En vertu de l’article 1 c) de la loi, une «automobile d’occasion» est une automobile «qui a été utilisée à une fin autre que pour sa livraison ou sa mise au point par le commerçant, le fabricant ou leur représentant». Un commerçant peut donc utiliser le véhicule afin de le mettre en la possession physique du consommateur une fois la vente conclue, et ce, sans lui faire perdre sa qualité de véhicule neuf. C’est ce que le commerçant prétendait avoir fait dans Bougie.

Or, la juge a rappelé que le processus de livraison ne commence qu’après la conclusion du contrat de vente. Puisque le véhicule avait été utilisé plusieurs fois avant la vente, il ne s’agissait pas d’un véhicule neuf:

[28] Ici, la preuve non contredite révèle que les essais routiers ont été effectués par des clients qui considéraient la possibilité d’acheter le véhicule. Il ne peut s’agir d’essais routiers aux fins de mise au point par le fabricant, parce que les essais ont eu lieu après la vente du véhicule par le distributeur à un concessionnaire. Il ne peut s’agir non plus d’essais routiers aux fins de la préparation du véhicule pour vente au détail ou sa livraison aux clients, parce que le véhicule n’a certainement pas été vendu 27 fois à des clients en moins de deux mois.

Puisqu’il s’agissait d’une automobile d’occasion, le commerçant aurait donc dû respecter les formalités prévues aux articles 155 et ss. de la loi. Il devait notamment apposer, à l’extérieur du véhicule, une étiquette divulguant le fait que l’automobile a été utilisée comme «automobile pour la clientèle ou démonstrateur» (art. 156 d) de la loi).

La juge a donc conclu que le concessionnaire avait manqué à ces obligations et qu’il avait fait des représentations fausses ou trompeuses pour expliquer les 700 kilomètres à l’odomètre.

Une pratique répandue qui doit être condamnée

Selon la juge, vendre à répétition comme véhicules neufs des automobiles ayant servi à des essais routiers par la clientèle tout en niant qu’il s’agisse de «démonstrateurs» est une faute grave.
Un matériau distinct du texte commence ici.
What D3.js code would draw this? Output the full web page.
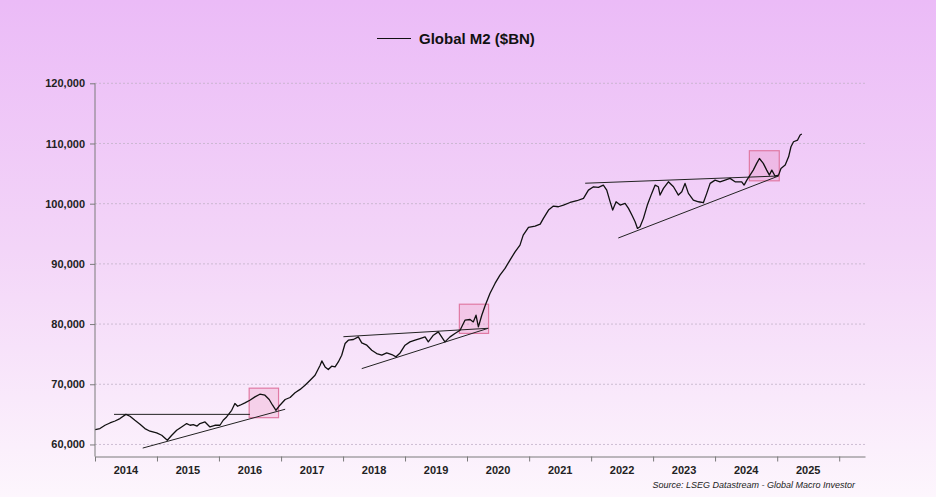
<!DOCTYPE html>
<html>
<head>
<meta charset="utf-8">
<script src="https://cdn.jsdelivr.net/npm/d3@7"></script>
<style>
  html, body { margin: 0; padding: 0; }
  body { width: 936px; height: 497px; overflow: hidden; }
  text { font-family: "Liberation Sans", Arial, sans-serif; }
</style>
</head>
<body>
<div id="chart"></div>
<script>
// Global M2 ($BN)
const dates = [
  "2014-01-03","2014-01-30","2014-03-01","2014-03-30","2014-04-29","2014-05-28","2014-07-02","2014-07-26",
  "2014-08-24","2014-09-23","2014-10-22","2014-11-21","2014-12-30","2015-01-29","2015-03-03","2015-03-29",
  "2015-04-27","2015-05-26","2015-06-25","2015-07-15","2015-08-03","2015-08-25","2015-09-11","2015-10-11",
  "2015-11-09","2015-12-08",
  "2016-01-07","2016-01-26","2016-02-15","2016-03-16","2016-04-04","2016-04-20","2016-05-04","2016-06-02","2016-07-01",
  "2016-07-31","2016-08-29","2016-09-28","2016-10-23","2016-11-12","2016-12-02","2016-12-25","2017-01-25",
  "2017-02-23","2017-03-24","2017-04-23","2017-05-22","2017-06-21","2017-07-20","2017-08-19","2017-08-29",
  "2017-09-17","2017-10-06","2017-10-26","2017-11-15","2017-12-04","2017-12-24","2018-01-13","2018-02-01",
  "2018-03-03","2018-04-01","2018-04-21","2018-05-21","2018-06-19","2018-07-18","2018-08-17","2018-09-15",
  "2018-10-15","2018-11-09","2018-12-03","2019-01-01","2019-01-30","2019-03-01","2019-03-30","2019-04-29",
  "2019-05-18","2019-06-17","2019-07-16","2019-08-24","2019-09-23","2019-10-22","2019-11-21","2019-12-20",
  "2020-01-19","2020-02-07","2020-02-23","2020-03-08","2020-03-28","2020-04-16","2020-05-15","2020-06-14",
  "2020-07-13","2020-08-12","2020-09-10","2020-10-10","2020-11-08","2020-11-27","2020-12-28","2021-02-05",
  "2021-03-07","2021-03-26","2021-04-25","2021-05-24","2021-06-22","2021-07-22","2021-08-30","2021-10-09",
  "2021-11-17","2021-12-16","2022-01-15","2022-02-13","2022-03-14","2022-04-03","2022-04-23","2022-05-08",
  "2022-05-28","2022-06-21","2022-07-20","2022-08-09","2022-08-29","2022-09-17","2022-10-01","2022-10-16",
  "2022-11-05","2022-11-28","2022-12-24","2023-01-13","2023-02-01","2023-02-11","2023-03-03","2023-04-01",
  "2023-05-01","2023-05-30","2023-06-19","2023-07-08","2023-07-28","2023-08-26","2023-09-25","2023-10-24",
  "2023-11-13","2023-12-03","2024-01-01","2024-01-30","2024-02-29","2024-03-29","2024-04-28","2024-06-06",
  "2024-06-20","2024-07-06","2024-07-25","2024-08-13","2024-09-02","2024-09-18","2024-10-11","2024-10-31",
  "2024-11-16","2024-11-30","2024-12-19","2025-01-09","2025-01-23","2025-02-17","2025-03-09","2025-03-23",
  "2025-04-07","2025-05-01","2025-05-16","2025-05-26"
];
const m2 = [
  62480, 62640, 63190, 63570, 63900, 64300, 65000, 64690,
  64020, 63360, 62640, 62200, 61920, 61530, 60700, 61530,
  62360, 62910, 63470, 63190, 63300, 63050, 63470, 63740,
  62910, 63190,
  63190, 64020, 64570, 65680, 66800, 66350, 66520, 66900, 67350,
  67900, 68350, 68180, 67470, 66520, 65680, 66520, 67470,
  67800, 68600, 69150, 69840, 70670, 71500, 73170, 73880,
  72880, 72450, 73000, 72880, 73710, 74830, 76770, 77320,
  77440, 77870, 76870, 76490, 75660, 75100, 74830, 75210,
  74940, 74560, 75210, 76490, 77040, 77320, 77600, 77870,
  77040, 78150, 78700, 77040, 77870, 78430, 78980, 80640,
  80760, 80360, 81470, 79540, 81470, 83000, 85080, 86750,
  88130, 89240, 90620, 92000, 93120, 94780, 96060, 96280,
  96610, 97560, 98940, 99600, 99490, 99770, 100200, 100490,
  100880, 102260, 102810, 102700, 103090, 102260, 100300, 98940,
  100320, 99770, 100050, 99220, 98110, 97000, 95890, 96170,
  97560, 99770, 101710, 103090, 102810, 101430, 102540, 103640,
  102810, 101430, 101990, 103370, 101710, 100600, 100320, 100160,
  101710, 103370, 103920, 103640, 103920, 104200, 103640, 103640,
  103090, 103920, 104750, 105580, 106690, 107510, 106690, 105580,
  104750, 105580, 104590, 104750, 105860, 106410, 107790, 109460,
  110290, 110570, 111400, 111570
];

// hand-drawn annotations: [start date, start value, end date, end value]
const trendLines = [
  ["2014-04-23", 65000, "2016-07-01", 65000],
  ["2014-10-09", 59400, "2017-01-25", 65850],
  ["2018-01-03", 77900, "2020-05-05", 79300],
  ["2018-04-21", 72600, "2020-05-05", 79300],
  ["2021-11-27", 103400, "2025-01-09", 104600],
  ["2022-06-10", 94300, "2025-01-09", 104600]
];
// highlight boxes: [from, to, low, high]
const boxes = [
  ["2016-06-27", "2016-12-17", 64450, 69350],
  ["2019-11-17", "2020-05-07", 78450, 83300],
  ["2024-07-21", "2025-01-13", 103800, 108800]
];

const yTicks = [60000, 70000, 80000, 90000, 100000, 110000, 120000];
const years = [2014, 2015, 2016, 2017, 2018, 2019, 2020, 2021, 2022, 2023, 2024, 2025];

const parse = d3.timeParse("%Y-%m-%d");
const data = dates.map((d, i) => ({ date: parse(d), value: m2[i] }));

const width = 936;
const height = 497;
const margin = { left: 95, right: 71, top: 83.3, bottom: 40.5 };

const svg = d3.select("#chart")
  .append("svg")
  .attr("width", width)
  .attr("height", height);

// background wash, lilac at the top fading to white
const grad = svg.append("defs").append("linearGradient")
  .attr("id", "bg")
  .attr("x1", 0).attr("y1", 0).attr("x2", 0).attr("y2", 1);
grad.append("stop").attr("offset", "0%").attr("stop-color", "#ebbbf7");
grad.append("stop").attr("offset", "50%").attr("stop-color", "#f3d5f8");
grad.append("stop").attr("offset", "100%").attr("stop-color", "#fdf6fd");

svg.append("rect")
  .attr("width", width)
  .attr("height", height)
  .attr("fill", "url(#bg)");

const x = d3.scaleTime()
  .domain([new Date(2014, 0, 1), new Date(2026, 5, 2)])
  .range([margin.left, width - margin.right]);

const y = d3.scaleLinear()
  .domain([58000, 120000])
  .range([height - margin.bottom, margin.top]);

// gridlines
svg.append("g")
  .selectAll("line")
  .data(yTicks)
  .join("line")
  .attr("x1", margin.left)
  .attr("x2", width - margin.right)
  .attr("y1", d => y(d))
  .attr("y2", d => y(d))
  .attr("stroke", "#c2b2c8")
  .attr("stroke-width", 0.8)
  .attr("stroke-dasharray", "2,2");

// y axis
const yAxis = svg.append("g")
  .attr("transform", `translate(${margin.left},0)`)
  .call(d3.axisLeft(y)
    .tickValues(yTicks)
    .tickSize(5)
    .tickSizeOuter(0)
    .tickFormat(d3.format(",")));
yAxis.select(".domain").attr("stroke", "#7a7a7a").attr("d", `M0,${y(120000)}V${y.range()[0]}`);
yAxis.selectAll(".tick line").attr("stroke", "#7a7a7a");
yAxis.selectAll(".tick text")
  .attr("x", -10)
  .attr("font-family", "Liberation Sans, Arial, sans-serif")
  .attr("font-size", 11)
  .attr("font-weight", "bold")
  .attr("fill", "#222");

// x axis: ticks on year boundaries, labels centred in each year
const xAxis = svg.append("g")
  .attr("transform", `translate(0,${y.range()[0]})`)
  .call(d3.axisBottom(x)
    .tickValues(d3.range(2014, 2027).map(yr => new Date(yr, 0, 1)))
    .tickSize(5)
    .tickSizeOuter(0)
    .tickFormat(""));
xAxis.select(".domain").attr("stroke", "#7a7a7a");
xAxis.selectAll(".tick line").attr("stroke", "#7a7a7a");

svg.append("g")
  .selectAll("text")
  .data(years)
  .join("text")
  .attr("x", d => (x(new Date(d, 0, 1)) + x(new Date(d + 1, 0, 1))) / 2)
  .attr("y", y.range()[0] + 17)
  .attr("text-anchor", "middle")
  .attr("font-size", 11)
  .attr("font-weight", "bold")
  .attr("fill", "#222")
  .text(d => d);

// highlight boxes
svg.append("g")
  .selectAll("rect")
  .data(boxes)
  .join("rect")
  .attr("x", d => x(parse(d[0])))
  .attr("width", d => x(parse(d[1])) - x(parse(d[0])))
  .attr("y", d => y(d[3]))
  .attr("height", d => y(d[2]) - y(d[3]))
  .attr("fill", "rgba(232, 120, 170, 0.22)")
  .attr("stroke", "#e07aa4")
  .attr("stroke-width", 1.2);

// trend lines
svg.append("g")
  .selectAll("line")
  .data(trendLines)
  .join("line")
  .attr("x1", d => x(parse(d[0])))
  .attr("y1", d => y(d[1]))
  .attr("x2", d => x(parse(d[2])))
  .attr("y2", d => y(d[3]))
  .attr("stroke", "#222")
  .attr("stroke-width", 1);

// the series
const line = d3.line()
  .x(d => x(d.date))
  .y(d => y(d.value));

svg.append("path")
  .datum(data)
  .attr("d", line)
  .attr("fill", "none")
  .attr("stroke", "#111")
  .attr("stroke-width", 1.3)
  .attr("stroke-linejoin", "round");

// legend / title
svg.append("line")
  .attr("x1", 377).attr("x2", 411)
  .attr("y1", 38.5).attr("y2", 38.5)
  .attr("stroke", "#111")
  .attr("stroke-width", 1.2);
svg.append("text")
  .attr("x", 419)
  .attr("y", 44)
  .attr("font-size", 15)
  .attr("font-weight", "bold")
  .attr("fill", "#111")
  .text("Global M2 ($BN)");

// source note
svg.append("text")
  .attr("x", 855)
  .attr("y", 488)
  .attr("text-anchor", "end")
  .attr("font-size", 9)
  .attr("font-style", "italic")
  .attr("fill", "#222")
  .text("Source: LSEG Datastream - Global Macro Investor");
</script>
</body>
</html>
Cette pratique répandue, hautement blâmable, «permet au commerçant d’utiliser des véhicules neufs comme « démonstrateurs » sans devoir assumer la dépréciation liée à cette utilisation ni payer l’essentiel des frais associés à cette utilisation» (paragr. 69).

En tenant compte du prix de vente du véhicule (40 000 $) ainsi que des objectifs poursuivis par l’attribution de dommages punitifs, soit la punition, la dissuasion et la dénonciation, la juge a accordé 4 000 $ aux consommateurs.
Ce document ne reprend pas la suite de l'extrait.